PROBLEM DESCRIPTION: Your answer is a single number: how many lines hold the word "this"?

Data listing
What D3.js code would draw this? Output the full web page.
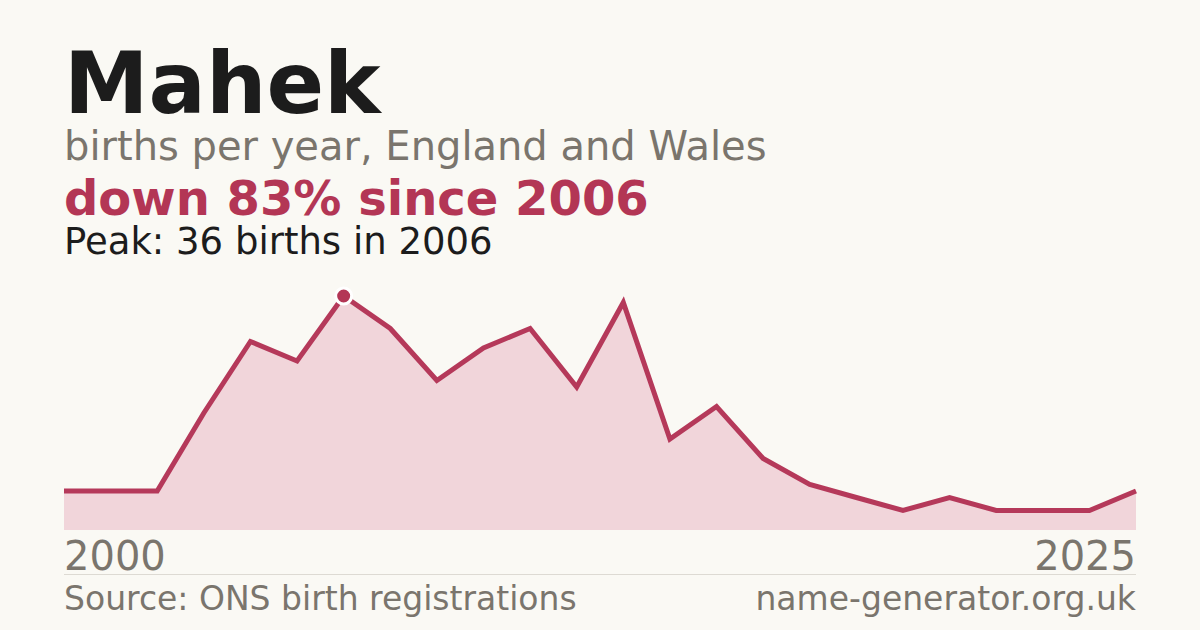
<!DOCTYPE html>
<html><head><meta charset="utf-8">
<script src="https://cdn.jsdelivr.net/npm/d3@7"></script>
<style>html,body{margin:0;padding:0;background:#faf9f4;}svg{display:block;font-family:"DejaVu Sans",sans-serif;}</style>
</head><body>
<svg id="c" width="1200" height="630"></svg>
<script>
const years = [2000,2001,2002,2003,2004,2005,2006,2007,2008,2009,2010,2011,2012,2013,2014,2015,2016,2017,2018,2019,2020,2021,2022,2023];
const births = [6,6,6,18,29,26,36,31,23,28,31,22,35,14,19,11,7,5,3,5,3,3,3,6];
const tickLabels = ["2000","2025"];
const title = "Mahek";
const subtitle = "births per year, England and Wales";
const headline = "down 83% since 2006";
const peakText = "Peak: 36 births in 2006";
const sourceText = "Source: ONS birth registrations";
const siteText = "name-generator.org.uk";

const W=1200,H=630, L=64, R=1136, plotTop=296, base=530;
const svg = d3.select("#c");
svg.append("rect").attr("width",W).attr("height",H).attr("fill","#faf9f4");

const x = d3.scaleLinear().domain(d3.extent(years)).range([L,R]);
const y = d3.scaleLinear().domain([0,d3.max(births)]).range([base,plotTop]);
const data = years.map((yr,i)=>({yr,v:births[i]}));

svg.append("text").attr("x",L).attr("y",113).attr("font-size",85).attr("font-weight","bold").attr("fill","#1c1c1c").text(title);
svg.append("text").attr("x",L).attr("y",160).attr("font-size",40).attr("fill","#7a756d").text(subtitle);
svg.append("text").attr("x",L).attr("y",215).attr("font-size",48).attr("font-weight","bold").attr("fill","#b33655").text(headline);
svg.append("text").attr("x",L).attr("y",254).attr("font-size",37).attr("fill","#1c1c1c").text(peakText);

svg.append("path").datum(data)
  .attr("d",d3.area().x(d=>x(d.yr)).y0(base).y1(d=>y(d.v)))
  .attr("fill","#f1d5da");
svg.append("path").datum(data)
  .attr("d",d3.line().x(d=>x(d.yr)).y(d=>y(d.v)))
  .attr("fill","none").attr("stroke","#b5395a").attr("stroke-width",5).attr("stroke-linejoin","miter");

const peak = data.reduce((a,b)=>b.v>a.v?b:a);
svg.append("circle").attr("cx",x(peak.yr)).attr("cy",y(peak.v)).attr("r",8)
  .attr("fill","#b33655").attr("stroke","#ffffff").attr("stroke-width",3);

svg.append("text").attr("x",L).attr("y",570).attr("font-size",40).attr("fill","#7a756d").text(tickLabels[0]);
svg.append("text").attr("x",R).attr("y",570).attr("font-size",40).attr("fill","#7a756d").attr("text-anchor","end").text(tickLabels[1]);

svg.append("line").attr("x1",L).attr("x2",R).attr("y1",574.5).attr("y2",574.5).attr("stroke","#dddad3").attr("stroke-width",1);

svg.append("text").attr("x",L).attr("y",610).attr("font-size",33).attr("fill","#7a756d").text(sourceText);
svg.append("text").attr("x",R).attr("y",610).attr("font-size",33).attr("fill","#7a756d").attr("text-anchor","end").text(siteText);
</script>
</body></html>
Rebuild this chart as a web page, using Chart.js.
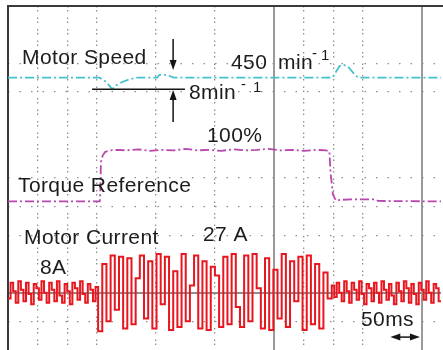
<!DOCTYPE html>
<html>
<head>
<meta charset="utf-8">
<script src="https://cdn.jsdelivr.net/npm/chart.js@4.4.0/dist/chart.umd.min.js"></script>
<style>
  html, body { margin: 0; padding: 0; background: #fff; overflow: hidden; }
  #wrap { width: 443px; height: 350px; }
</style>
</head>
<body>
<div id="wrap"><canvas id="scope"></canvas></div>
<script>
const T_MAX = 735; // ms up to the cropped right edge, 50 ms per division

// Motor speed (min^-1)
const speedTimes  = [0, 155, 166, 176, 184, 193, 206, 218, 252, 256, 268, 274, 280, 548, 554, 560, 566, 574, 580, 586, 592, 735];
const speedValues = [450, 450, 447, 442, 445, 447, 449, 450, 450, 452, 452, 451, 450, 450, 454, 458, 459, 458, 455, 452, 450, 450];

// Torque reference (%)
const torqueTimes  = [0, 150, 155, 156, 157, 160, 164, 172, 185, 200, 220, 240, 260, 280, 300, 320, 340, 360, 380, 400, 420, 440, 460, 480, 500, 520, 538, 543, 545, 547, 549, 552, 556, 560, 580, 600, 619, 625, 735];
const torqueValues = [0, 0, 0, 20, 76, 88, 95, 98, 99, 98, 100, 97, 99, 98, 101, 98, 99, 97, 100, 98, 99, 101, 98, 99, 97, 99, 98, 96, 55, 35, 14, 6, 1, 3, 4, 4, 4, 1, 0];

// Motor current (A), sample-and-hold, three blocks with their own sample step (ms)
const currentBefore = [-4, 7, 1, -7, 8, 2, -6, 7, -1, -8, 6, 3, -5, 8, 0, -7, 7, 2, -6, 8, -2, -7, 6, 1, -8, 7, 3, -5, 8, -1, -7, 6, 2, -6, 4];
const stepBefore = 4.35;
const currentBurst = [-27, 20, -20, 26, -12, 25, -25, 24, -22, 10, 26, -18, 22, -25, 27, -8, 25, -26, 15, -24,
                      27, -20, 5, 26, -25, 22, -26, 18, 12, -24, 25, -22, 27, -10, -24, 26, -20, 27, 3, -25,
                      24, -26, 16, -18, 27, -24, 22, -6, 25, -26, 26, -22, 20, -25, 14, -4];
const stepBurst = 7.05;
const currentAfter = [5, -3, 7, 0, -6, 8, 1, -7, 7, 2, -5, 8, -1, -8, 6, 3, -6, 7, 0, -7, 8, 2, -5, 6, -2, -8, 7, 1, -6, 8, 3, -7, 6, -1, -8, 7, 2, -5, 8, 0, -7, 6, 3, -6];
const stepAfter = 4.2;

// grid divisions that show up on the print
const dottedCols = [1, 2, 3, 5, 7, 10, 11, 12];
const majorCols = [450, 700];
const dottedRows = [2, 3, 6, 7, 8, 11];
const majorRows = [10];

function pairs(ts, vs) {
    return ts.map((t, i) => ({ x: t, y: vs[i] }));
}

function holdSamples(blocks) {
    const pts = [];
    let t = 0;
    blocks.forEach(([vals, dt]) => {
        vals.forEach(v => {
            pts.push({ x: t, y: v });
            t += dt;
        });
    });
    pts.push({ x: t, y: pts[pts.length - 1].y });
    return pts;
}

const currentPoints = holdSamples([
    [currentBefore, stepBefore],
    [currentBurst, stepBurst],
    [currentAfter, stepAfter],
]);

const noTicks = { display: false };
const zeroH = s => { s.height = 0; };
const zeroW = s => { s.width = 0; };

function arrowHead(ctx, x, y, dx, dy) {
    // tip at (x,y), pointing along (dx,dy)
    const len = 10, half = 3.5;
    ctx.beginPath();
    ctx.moveTo(x, y);
    ctx.lineTo(x - dx * len - dy * half, y - dy * len + dx * half);
    ctx.lineTo(x - dx * len + dy * half, y - dy * len - dx * half);
    ctx.closePath();
    ctx.fill();
}

// scope frame: only the left and top edges are on the print
const frame = {
    id: "frame",
    beforeDatasetsDraw(chart) {
        const { ctx, chartArea: a } = chart;
        ctx.save();
        ctx.strokeStyle = "#3a3a3a";
        ctx.lineWidth = 2;
        ctx.beginPath();
        ctx.moveTo(a.left, a.bottom);
        ctx.lineTo(a.left, a.top);
        ctx.lineTo(chart.width, a.top);
        ctx.stroke();
        ctx.restore();
    },
    afterDraw(chart) {
        // the print is cut open on the right: no closing edge there
        const { ctx, chartArea: a } = chart;
        ctx.clearRect(chart.width - 2.5, a.top + 1.5, 3, chart.height);
    }
};

const annotations = {
    id: "annotations",
    afterDatasetsDraw(chart) {
        const { ctx, scales } = chart;
        const px = t => scales.x.getPixelForValue(t);
        const pySpeed = v => scales.ySpeed.getPixelForValue(v);
        const pyCur = v => scales.yCurrent.getPixelForValue(v);

        ctx.save();
        ctx.strokeStyle = "#151515";
        ctx.fillStyle = "#151515";
        ctx.lineWidth = 1.5;

        // 8 min^-1 reference line and arrows
        ctx.beginPath();
        ctx.moveTo(px(142), pySpeed(442));
        ctx.lineTo(px(299), pySpeed(442));
        ctx.stroke();

        const ax = px(279);
        ctx.beginPath();
        ctx.moveTo(ax, pySpeed(477));
        ctx.lineTo(ax, pySpeed(455) - 8);
        ctx.moveTo(ax, pySpeed(419));
        ctx.lineTo(ax, pySpeed(441.4) + 8);
        ctx.stroke();
        arrowHead(ctx, ax, pySpeed(455.3), 0, 1);
        arrowHead(ctx, ax, pySpeed(441.4), 0, -1);

        // 50 ms marker
        const y50 = pyCur(-31);
        ctx.beginPath();
        ctx.moveTo(px(652), y50);
        ctx.lineTo(px(690), y50);
        ctx.stroke();
        arrowHead(ctx, px(646), y50, -1, 0);
        arrowHead(ctx, px(696), y50, 1, 0);

        // texts
        ctx.fillStyle = "#1c1c1c";
        ctx.textBaseline = "alphabetic";
        ctx.letterSpacing = "0.4px";
        ctx.font = '21px "Liberation Sans", Arial, sans-serif';
        [
            ["Motor Speed", 22, 64],
            ["450", 231, 69],
            ["min", 278, 69],
            ["8min", 189, 99],
            ["100%", 207, 142],
            ["Torque Reference", 18, 192],
            ["Motor Current", 24, 244],
            ["27 A", 203, 241],
            ["8A", 40, 274],
            ["50ms", 361, 326],
        ].forEach(([s, x, y]) => ctx.fillText(s, x, y));

        ctx.font = '15px "Liberation Sans", Arial, sans-serif';
        [
            ["-", 312, 58],
            ["1", 321, 60],
            ["-", 241, 89],
            ["1", 253, 92],
        ].forEach(([s, x, y]) => ctx.fillText(s, x, y));
        ctx.restore();
    }
};

new Chart(document.getElementById("scope"), {
    type: "line",
    data: {
        datasets: [
            {
                label: "Motor Current",
                data: currentPoints,
                yAxisID: "yCurrent",
                borderColor: "#e8161f",
                borderWidth: 2,
                stepped: true,
                pointRadius: 0,
            },
            {
                label: "Torque Reference",
                data: pairs(torqueTimes, torqueValues),
                yAxisID: "yTorque",
                borderColor: "#b848ad",
                borderWidth: 1.8,
                borderDash: [9, 3, 2, 3],
                pointRadius: 0,
            },
            {
                label: "Motor Speed",
                data: pairs(speedTimes, speedValues),
                yAxisID: "ySpeed",
                borderColor: "#45c1ce",
                borderWidth: 1.8,
                borderDash: [9, 3, 2, 3],
                pointRadius: 0,
            },
        ],
    },
    options: {
        animation: false,
        responsive: true,
        maintainAspectRatio: false,
        devicePixelRatio: 1,
        layout: { padding: { left: 8, top: 6, right: -6, bottom: 0 } },
        plugins: { legend: { display: false }, tooltip: { enabled: false } },
        scales: {
            x: {
                type: "linear", min: 0, max: T_MAX, position: "bottom",
                ticks: { display: false, stepSize: 50 },
                grid: {
                    drawTicks: false,
                    lineWidth: 1.3,
                    color: c => (c.tick.value % 50 === 0 && dottedCols.includes(c.tick.value / 50)) ? "#8f8f8f" : "rgba(0,0,0,0)",
                },
                border: { display: false, dash: [1.5, 2.5, 1.5, 6] },
                afterFit: zeroH,
            },
            xMajor: {
                type: "linear", min: 0, max: T_MAX, position: "bottom",
                ticks: noTicks,
                afterBuildTicks: s => { s.ticks = majorCols.map(v => ({ value: v })); },
                grid: { drawTicks: false, lineWidth: 2, color: "#9a9a9a" },
                border: { display: false },
                afterFit: zeroH,
            },
            yGrid: {
                type: "linear", min: 0, max: 12, reverse: true, position: "left",
                ticks: { display: false, stepSize: 1 },
                grid: {
                    drawTicks: false,
                    lineWidth: 1.3,
                    color: c => dottedRows.includes(c.tick.value) ? "#8f8f8f" : "rgba(0,0,0,0)",
                },
                border: { display: false, dash: [1.5, 10] },
                afterFit: zeroW,
            },
            yMajor: {
                type: "linear", min: 0, max: 12, reverse: true, position: "left",
                ticks: noTicks,
                afterBuildTicks: s => { s.ticks = majorRows.map(v => ({ value: v })); },
                grid: { drawTicks: false, lineWidth: 2, color: "#8e8e8e" },
                border: { display: false },
                afterFit: zeroW,
            },
            ySpeed: { type: "linear", display: false, min: 260, max: 500 },
            yTorque: { type: "linear", display: false, min: -285, max: 375 },
            yCurrent: { type: "linear", display: false, min: -40, max: 200 },
        },
    },
    plugins: [frame, annotations],
});
</script>
</body>
</html>
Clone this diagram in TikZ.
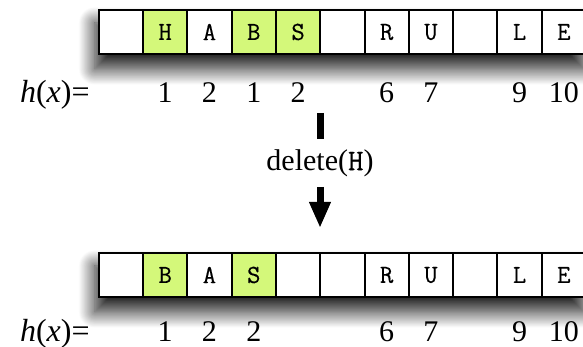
\documentclass[tikz,border=0pt]{standalone}
\usepackage{fontspec}
\setmainfont{Liberation Serif}
\newfontfamily\slotfont{Latin Modern Mono}[FakeBold=0.4]
\usetikzlibrary{positioning,arrows.meta,shadows.blur,backgrounds}
\definecolor{hitgreen}{RGB}{212,248,122}
\tikzset{
  slot/.style={draw, line width=1pt, fill=white, minimum width=22.15pt, minimum height=22pt, inner sep=0pt, font=\slotfont\fontsize{13}{14}\selectfont},
  usedslot/.style={slot, fill=hitgreen},
  hashval/.style={font=\fontsize{15}{16}\selectfont, inner sep=0pt, anchor=base},
  rowshadow/.style={fill=white, blur shadow={shadow xshift=-1.5pt, shadow yshift=-7pt, shadow blur radius=8pt, shadow blur steps=25, shadow opacity=90}},
  opbar/.style={line width=3.5pt},
  oparrow/.style={line width=3.5pt, -{Triangle[length=13pt, width=10pt]}}
}

\begin{document}
\begin{tikzpicture}[x=0.5pt, y=0.5pt]
  \useasboundingbox (0,0) rectangle (583,347);

  % table before the delete
  \foreach \i/\ch/\st in {0//slot, 1/H/usedslot, 2/A/slot, 3/B/usedslot, 4/S/usedslot, 5//slot,
                          6/R/slot, 7/U/slot, 8//slot, 9/L/slot, 10/E/slot}
    \node[\st] (t\i) at ({120.85+44.3*\i},315) {\ch};
  \begin{scope}[on background layer]
    \path[rowshadow] (t0.north west) rectangle (t10.south east);
  \end{scope}
  \node[hashval, font=\fontsize{16}{17}\selectfont, anchor=base east] (tlabel) at (90,244) {\textit{h}(\textit{x})=};
  \foreach \i/\v in {1/1, 2/2, 3/1, 4/2, 6/6, 7/7, 9/9, 10/10}
    \node[hashval] (th\i) at (t\i.center |- 0,244) {\v};

  % the operation
  \coordinate (barstart) at (320,234);
  \coordinate (arrowend) at (320,119);
  \node[font=\fontsize{15}{16}\selectfont, inner xsep=0pt, inner ysep=5pt] (op) at (320,184) {delete({\slotfont H})};
  \draw[opbar] (barstart) -- (op.north);
  \draw[oparrow] (op.south) -- (arrowend);

  % table after the delete
  \foreach \i/\ch/\st in {0//slot, 1/B/usedslot, 2/A/slot, 3/S/usedslot, 4//slot, 5//slot,
                          6/R/slot, 7/U/slot, 8//slot, 9/L/slot, 10/E/slot}
    \node[\st] (b\i) at ({120.85+44.3*\i},72) {\ch};
  \begin{scope}[on background layer]
    \path[rowshadow] (b0.north west) rectangle (b10.south east);
  \end{scope}
  \node[hashval, font=\fontsize{16}{17}\selectfont, anchor=base east] (blabel) at (90,5) {\textit{h}(\textit{x})=};
  \foreach \i/\v in {1/1, 2/2, 3/2, 6/6, 7/7, 9/9, 10/10}
    \node[hashval] (bh\i) at (b\i.center |- 0,5) {\v};
\end{tikzpicture}
\end{document}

FULL RESPONSE: 3